Simplicity is best in just about anything, but as humans making things complex is what we do best. Forex trading is no different either. What could be simpler than buying low and selling high? Instead, what we have are tons of indicators, complex variables, all in an effort do the simple thing, buying low selling high. It is easy to get lost in the complexity that at times we miss the most obvious.
Here’s a thought: On trading forums, we often find traders writing and explaining their trading strategy. But, despite all the information they share, isn’t it strange that nearly half the traders or more who follow the strategy still end up losing money?
Some of the common reasons we find, that seems to justify why traders fail to make money with a strategy that is successful for one trader is because:
- The trading strategy no longer works because the markets have changed
- The trading strategy works only at a certain time and only for a certain instrument
The real reason is in fact:
- You haven’t spent much time analyzing the strategy
- You haven’t practiced the strategy enough
Sure, there can be instances where the trading strategy presented does indeed require more improvements, but broadly speaking, even the most successful strategies outline do not stick well with most traders.
So how can you, as a trader improve your trading, regardless of how simple or complex your strategy may be?
Observation is a great tool
You can tell a lot about what is happening in the markets by simply observing the markets. No trading, but just eyeballing the charts using the strategy rules and indicators. Observation can be a great tool but one that is seldom used. For a trader, the best place to start is to load their strategy templates and simply sit back and observe. Most importantly, looking at the price charts and taking notes on what price could do, based on your strategy rules can be a great way to look back to your notes and figure out what happened in the markets.
If moving average crossovers are your forte, then instead of trying to build an EA or scalping the markets, take a few days and simply watch the charts. You don’t need to sit in front of your charts all day long, but simply make notes on what you think the price will do. The minor details such as pull backs in the trend, the price targets, and invalidation levels can greatly help to improve your trading odds.
This seemingly boring job can actually do wonders for your trading. A conscious effort made to put this into practice will automatically tune your mind to watch for potential opportunities as well as warning signs when you are actually trading.
Practice makes you perfect
And this couldn’t be further from the truth in trading. By practice, we are not talking about a ‘demo trading account’ where you blindly buy and sell based on the strategy rules.

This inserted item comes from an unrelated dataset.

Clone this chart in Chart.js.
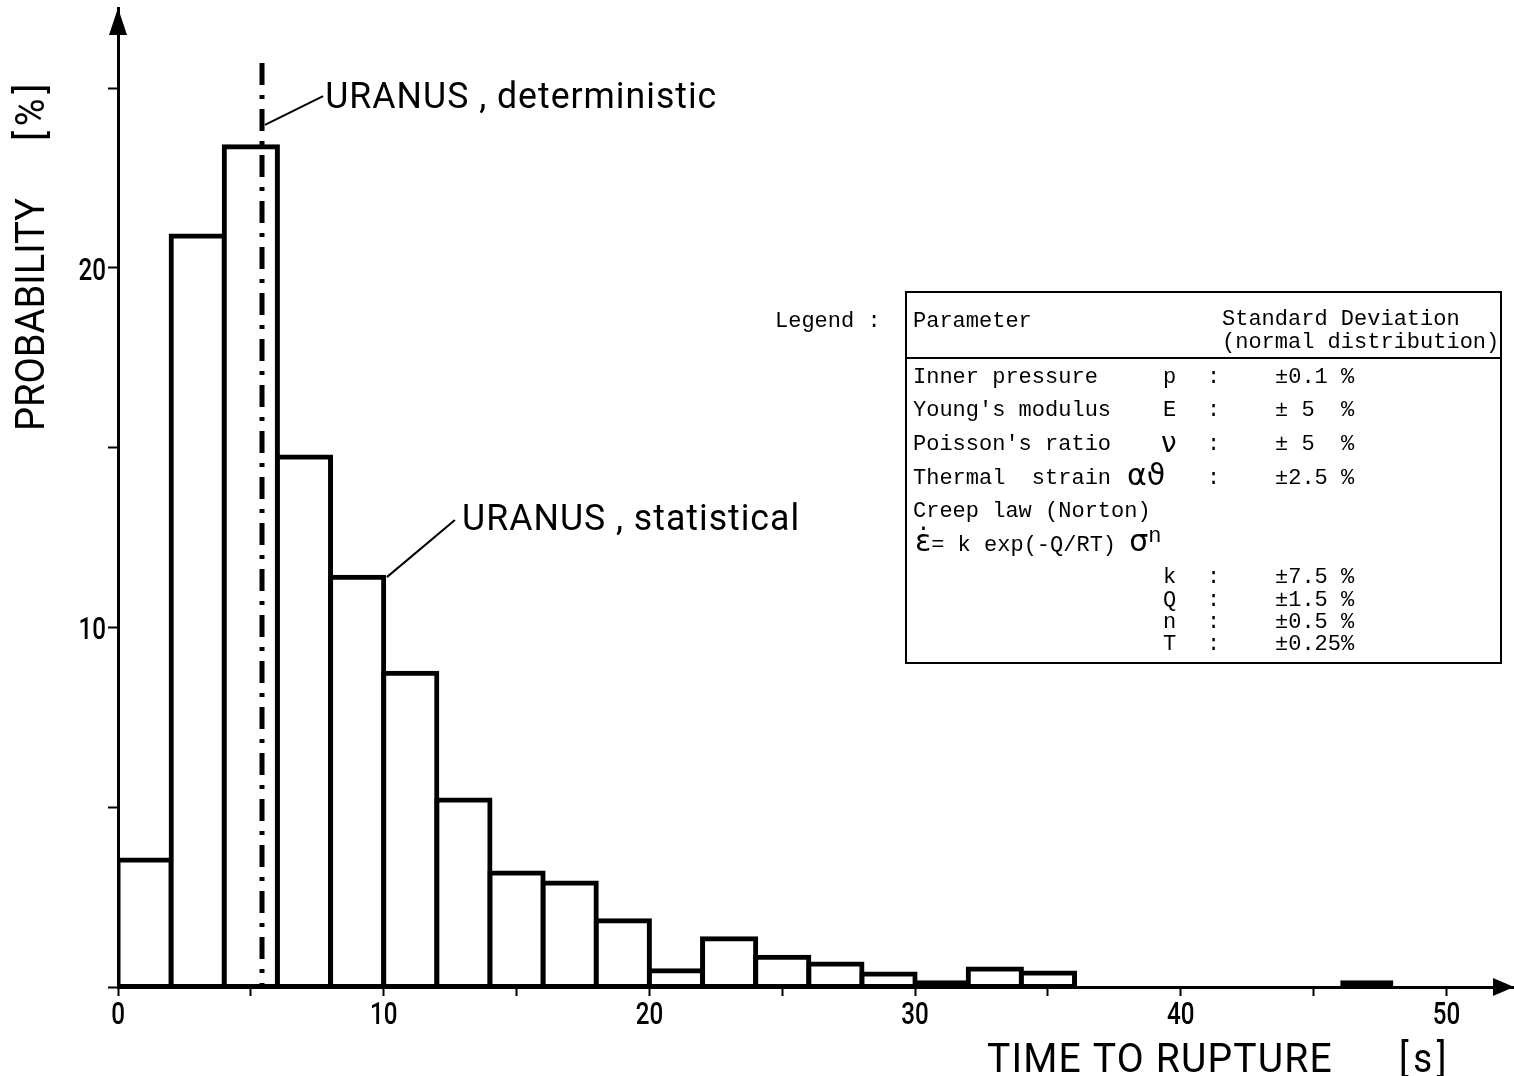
<!DOCTYPE html>
<html>
<head>
<meta charset="utf-8">
<script src="https://cdn.jsdelivr.net/npm/chart.js"></script>
<style>
html,body{margin:0;padding:0;background:#fff;}
#wrap{position:relative;width:1514px;height:1076px;overflow:hidden;}
#c{position:absolute;left:0;top:0;}
.lg{position:absolute;font-family:"Liberation Mono","DejaVu Sans Mono",monospace;font-size:22px;color:#000;line-height:1;white-space:pre;transform:translateY(-50%);}
.gk{font-family:"DejaVu Sans",sans-serif;}
#box{position:absolute;left:905px;top:291px;width:597px;height:373px;border:2px solid #000;box-sizing:border-box;}
#sep{position:absolute;left:905px;top:357px;width:597px;height:2px;background:#000;}
</style>
</head>
<body>
<div id="wrap">
<canvas id="c" width="1514" height="1076"></canvas>
<div id="legend"><div id="box"></div><div id="sep"></div></div>
</div>
<script>
// ---------- data ----------
const binStarts = [0,2,4,6,8,10,12,14,16,18,20,22,24,26,28,30,32,34,36,38,40,42,44,46,48];
const probabilityPct = [3.53,20.89,23.37,14.74,11.40,8.73,5.20,3.17,2.89,1.84,0.45,1.34,0.83,0.64,0.36,0.19,0.50,0.39,0,0,0,0,0,0.19,0];
const binWidth = 2;
const deterministicTime = [5.42, 5.42];
const deterministicLevel = [25.7, 0];
const xLabelValues = [0,10,20,30,40,50];
const yLabelValues = [10,20];
const annotationTexts = ["URANUS , deterministic", "URANUS , statistical"];
const xTitle = ["TIME TO RUPTURE", "[s]"];
const yTitle = ["PROBABILITY", "[%]"];

const paramNames = ["Inner pressure", "Young's modulus", "Poisson's ratio", "Thermal  strain"];
const paramSymbols = ["p", "E", "ν", "αϑ"];
const paramSD = ["±0.1 %", "± 5  %", "± 5  %", "±2.5 %"];
const creepSymbols = ["k", "Q", "n", "T"];
const creepSD = ["±7.5 %", "±1.5 %", "±0.5 %", "±0.25%"];

// ---------- legend table (HTML text) ----------
const L = document.getElementById('legend');
function put(html, left, cy, extra) {
  const d = document.createElement('div');
  d.className = 'lg';
  d.style.left = left + 'px';
  d.style.top = cy + 'px';
  if (extra) d.style.cssText += extra;
  d.innerHTML = html;
  L.appendChild(d);
}
function esc(s){return s.replace(/&/g,'&amp;').replace(/</g,'&lt;');}
put('Legend :', 775, 322);
put('Parameter', 913, 322);
put('Standard Deviation', 1222, 320);
put('(normal distribution)', 1222, 343);
const paramRowY = [378, 411, 445, 479];
paramNames.forEach((n, i) => {
  const cy = paramRowY[i];
  put(esc(n), 913, cy);
  const sym = paramSymbols[i];
  if (sym === 'ν') put('<span class="gk" style="font-size:28px">ν</span>', 1161, cy - 2);
  else if (sym === 'αϑ') put('<span class="gk" style="font-size:30px">αϑ</span>', 1127, cy - 4);
  else put(sym, 1163, cy);
  put(':', 1207, cy);
  put(esc(paramSD[i]), 1275, cy);
});
put('Creep law (Norton)', 913, 512);
put('<span class="gk" style="font-size:30px">ε̇</span>= k exp(-Q/RT) <span class="gk" style="font-size:30px">σ</span><span style="position:relative;top:-9px">n</span>', 915, 541);
const creepRowY = [578, 601, 623, 645];
creepSymbols.forEach((s, i) => {
  put(s, 1163, creepRowY[i]);
  put(':', 1207, creepRowY[i]);
  put(esc(creepSD[i]), 1275, creepRowY[i]);
});

// ---------- chart ----------
function drawText(ctx, text, x, y, align, sx, maxW, spacing) {
  ctx.save();
  ctx.translate(x, y);
  ctx.scale(sx, 1);
  ctx.textAlign = align;
  ctx.textBaseline = 'alphabetic';
  ctx.letterSpacing = (spacing || 0) + 'px';
  if (maxW) ctx.fillText(text, 0, 0, maxW / sx); else ctx.fillText(text, 0, 0);
  ctx.restore();
}

const overlayPlugin = {
  id: 'overlay',
  afterDraw(chart) {
    const { ctx, chartArea: a, scales: { x, y } } = chart;
    const y0 = y.getPixelForValue(0);
    ctx.save();
    ctx.fillStyle = '#000';
    ctx.strokeStyle = '#000';
    // axis arrows
    ctx.beginPath();
    ctx.moveTo(a.right, y0);
    ctx.lineTo(a.right - 21, y0 - 9);
    ctx.lineTo(a.right - 21, y0 + 9);
    ctx.closePath();
    ctx.fill();
    ctx.beginPath();
    ctx.moveTo(a.left, a.top);
    ctx.lineTo(a.left - 9, a.top + 27);
    ctx.lineTo(a.left + 9, a.top + 27);
    ctx.closePath();
    ctx.fill();

    // tick labels
    ctx.font = '500 31px Roboto';
    x.ticks.forEach(t => {
      if (xLabelValues.includes(t.value)) {
        drawText(ctx, String(t.value), x.getPixelForValue(t.value), 1024, 'center', 0.78);
      }
    });
    y.ticks.forEach(t => {
      if (yLabelValues.includes(t.value)) {
        drawText(ctx, String(t.value), a.left - 12, y.getPixelForValue(t.value) + 12, 'right', 0.78);
      }
    });

    // axis titles
    ctx.font = '400 40px Roboto';
    drawText(ctx, xTitle[0], 987, 1072, 'left', 1, 346, 1.2);
    drawText(ctx, xTitle[1], 1399, 1072, 'left', 1, 52, 5);
    ctx.save();
    ctx.translate(44, 0);
    ctx.rotate(-Math.PI / 2);
    ctx.font = '400 40px Roboto';
    ctx.textBaseline = 'alphabetic';
    ctx.textAlign = 'left';
    ctx.fillText(yTitle[0], -431, 0, 233);
    ctx.letterSpacing = '5px';
    ctx.fillText(yTitle[1], -141, 0, 62);
    ctx.letterSpacing = '0px';
    ctx.restore();

    // annotations with leader lines (anchored in data units)
    const ann = chart.options.plugins.overlay.annotations;
    ctx.lineWidth = 2;
    ctx.font = '400 36px Roboto';
    ann.forEach((an, i) => {
      ctx.beginPath();
      ctx.moveTo(x.getPixelForValue(an.from[0]), y.getPixelForValue(an.from[1]));
      ctx.lineTo(x.getPixelForValue(an.to[0]), y.getPixelForValue(an.to[1]));
      ctx.stroke();
      drawText(ctx, annotationTexts[i], x.getPixelForValue(an.text[0]), y.getPixelForValue(an.text[1]), 'left', 1, an.width, 1);
    });
    ctx.restore();
  }
};

const barData = binStarts.map((s, i) => ({ x: s + binWidth / 2, y: probabilityPct[i] }));
const lineData = deterministicTime.map((t, i) => ({ x: t, y: deterministicLevel[i] }));

new Chart(document.getElementById('c'), {
  type: 'bar',
  data: {
    datasets: [
      {
        type: 'bar',
        data: barData,
        backgroundColor: '#fff',
        borderColor: c => (c.raw && c.raw.y > 0) ? '#000' : 'rgba(0,0,0,0)',
        borderWidth: 5,
        inflateAmount: c => (c.raw && c.raw.y > 0.25) ? 2.5 : 0,
        borderSkipped: false,
        barPercentage: 1,
        categoryPercentage: 1,
        order: 2
      },
      {
        type: 'line',
        data: lineData,
        borderColor: '#000',
        borderWidth: 5,
        borderDash: [22, 10, 4, 10],
        borderCapStyle: 'butt',
        pointRadius: 0,
        fill: false,
        order: 1
      }
    ]
  },
  options: {
    responsive: false,
    animation: false,
    devicePixelRatio: 1,
    layout: { padding: { left: 0, top: 8, right: 0, bottom: 0 } },
    plugins: {
      legend: { display: false },
      tooltip: { enabled: false },
      overlay: {
        annotations: [
          { from: [5.53, 23.98], to: [7.72, 24.78], text: [7.8, 24.45], width: 392 },
          { from: [10.12, 11.40], to: [12.68, 12.99], text: [12.95, 12.72], width: 338 }
        ]
      }
    },
    scales: {
      x: {
        type: 'linear',
        min: 0,
        max: 52.54,
        offset: false,
        ticks: { stepSize: 5, display: false, includeBounds: false },
        grid: { display: true, offset: false, drawOnChartArea: false, drawTicks: true, tickLength: 9, tickWidth: 2, tickColor: '#000' },
        border: { display: true, color: '#000', width: 3 },
        afterFit: s => { s.height = 89; }
      },
      y: {
        type: 'linear',
        min: 0,
        max: 27.23,
        ticks: { stepSize: 5, display: false, includeBounds: false },
        grid: { display: true, drawOnChartArea: false, drawTicks: true, tickLength: 10, tickWidth: 2, tickColor: '#000' },
        border: { display: true, color: '#000', width: 3 },
        afterFit: s => { s.width = 118; }
      }
    }
  },
  plugins: [overlayPlugin]
});
</script>
</body>
</html>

Practice is, in fact, the next step in your trading journey. Based on the information that you gathered by observing the charts and putting this knowledge into practice can help you to form a habit.
Practicing your trading strategy over and over again can be a great way to improve your trading skills. More importantly, this repetitive process will also help you to identify some minor yet important details that price can offer you. These minor details are what can be the differing variable between a winning and a losing trade.
Once you stop learning, you start dying
Or in the trading context, once you stop learning your strategy starts to fall apart.
So far, you have observed the markets, and you have started practicing. But that is not the end. The real game changer comes in this next part which is to challenge yourself. But how does one go about doing this?
There are many forums, websites, and resources nowadays with many traders/bloggers posting their own charts. The first step is to find a trader who uses the same strategy such as yours. It could be a simple moving average crossover or a Bollinger Band strategy. The point is, once you narrow down to a few traders who keep updating their charts and writing their analysis, you can then use these very charts, figure out how price action unfolded and then challenge yourself as to whether you would have taken that trade or if you would have done it differently.
Nowadays, most traders end up arguing on whose analysis is right. An argument doesn’t increase your trading capital at the end of the day. Learning does!
So instead of arguing with a trader, who thinks the price is going to move in their favor, take a step back, wait for the price to evolve, then look back at those charts and determine if the trader was right or wrong. If he was right, try to understand how the trade worked out. If he was wrong, figure out why he was wrong and if you could have done things differently.